- Zuletzt bearbeitet:
- Kommentare: 5
Die Geschichte von Camillo
Ich war in meiner Box. Ich war glücklich, bis sie gekommen sind. Ich habe den Kopf zur Box rausgestreckt und fröhlich gewiehert, als ich die Leute gesehen habe, die mir "Hallo" sagen kamen. Hinter ihnen habe ich Reitschüler gesehen, die geweint haben. Ich habe Wörter gehört, die ich nicht verstanden habe: "Wir können nicht alle Pferde behalten, wir müssen die weggeben, die wir nicht unbedingt brauchen. Camillo hat beim letzten Turnier nicht so gut abgeschnitten."
Camillo, ja das bin ich. Oder besser gesagt das war ich.
Sie haben mich in einen Transporter mitgenommen. In diesem war auch Cadia,ein Pony, das sich letzte Woche beim Reittunier am Bein verletzt hat. Wir haben eine lange Reise gemacht, dann haben sie uns ausgeladen und in einen anderen Transporter gejagt. Es roch seltsam. Nach Blut, nach Tod, nach Mist. Im Laster waren schon ein Dutzend andere Pferde, die wieherten, als sie uns gesehen haben. Doch es war kein fröhliches Wiehern, es war ein Wiehern der Angst, des Schmerzes. Da hab auch ich Angst bekommen, richtige Angst, wie ich sie vorher noch nie gehabt habe.

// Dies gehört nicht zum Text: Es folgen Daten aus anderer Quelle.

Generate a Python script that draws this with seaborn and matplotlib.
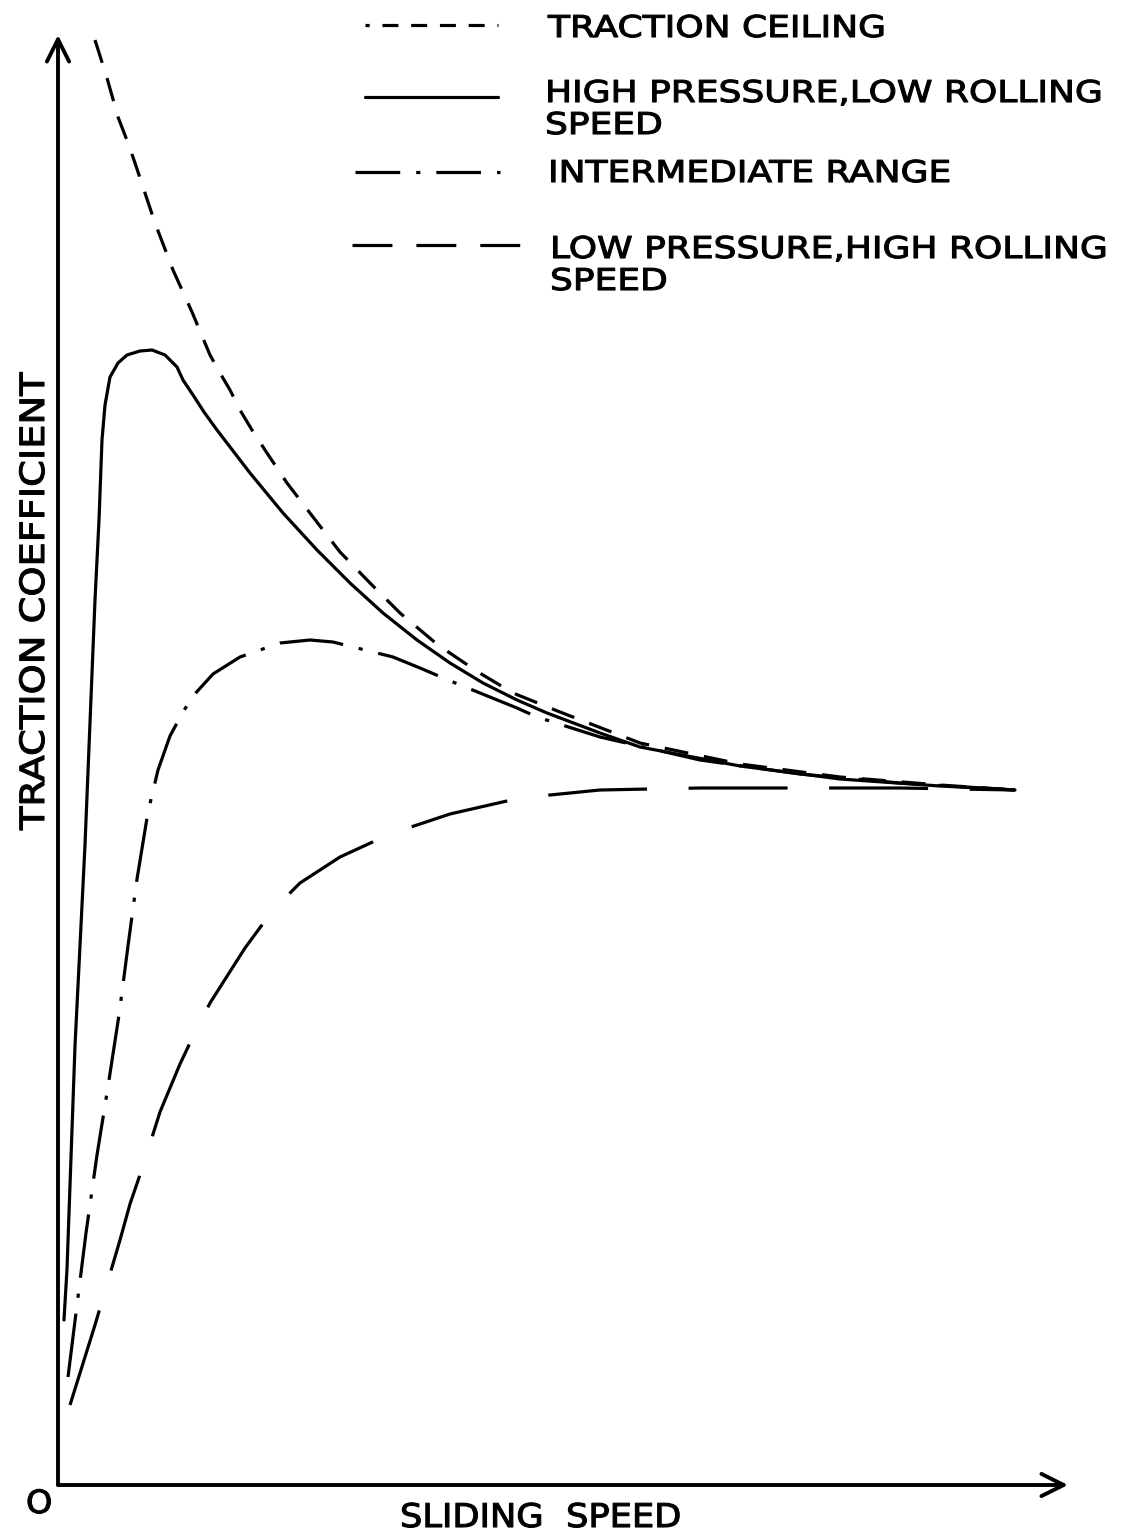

Im Transporter hat sich der Gestank noch bis zum Rande des unerträglichem verstärkt. Wir waren lange unterwegs und ich bekam Hunger und Durst. Auf der Fahrt habe ich das Pferd neben mir kennen gelernt, Billy. Billy war ein Wallach mit einer Verletzung, die sein Bein stück für Stück infizierte.
Später haben sie weitere Pferde in den Transporter hineingejagt. Sie haben uns geschlagen, so dass wir uns noch enger aneinander quetschen mussten. Da ist Billy gestolpert, und fiel hin. Ein Pferd ist ihm auf das Bein gestanden, so dass er nicht mehr aufstehen konnte. Er litt stundenlang, bis er endlich Frieden gefunden hatte. Es war fürterlich, denn nach einer Weile begann sein Körper zu stinken.
Einer nach dem anderen starb an Verletzungen, verhungerte, oder verdurstete.
Endlich hielt der Transporter an und sie öffneten die Türen. Das Licht blendete mich. Die anderen Pferde drängelten hinaus. Ich habe mir das Bein angeschlagen, aber musste weitergehen. In endlose Gänge des Blutes, der Angst und des Todes. Ich habe ein Pferd wiehern gehört und Cadia wiedererkannt. Meine kleine, mutige Cadia. Wir sind in einen grossen Raum mit weissem Boden gesperrt worden. Ohne Essen, ohne Trinken. Viele Pferde sind unter den bedingungen gestorben. Meine Cadia auch.
Die Tage vergingen und erst als es schon fast um mich geschehen war sind sie uns holen gekommen. Das Wasser, dass sie mir gegeben haben, war das letzte Gute in meinem Leben.
Ich bin in einen neuen Raum gebracht worden. Der Geruch und die Atmosphäre setzten mich in Panik. Ich habe mich aufgebäumt und sie haben mich geschlagen. Da ist er reingekommen. Ich habe gespürt, wie etwas in meinen Hals gedrungen ist. Ich hatte Schmerzen und habe mich schlecht gefühlt. Da habe ich mich hingelegt oder eher, ich bin gefallen.
Nun habe ich es gewusst. Gewusst, dass die Leute, denen ich mein Leben lang treu war, denen ich so viele schöne Momente geschenkt habe und die mich einst so geliebt haben wie ich sie, dass sie mich einfach so töten würden. Einfach so, weil ich nicht mehr gut genug war.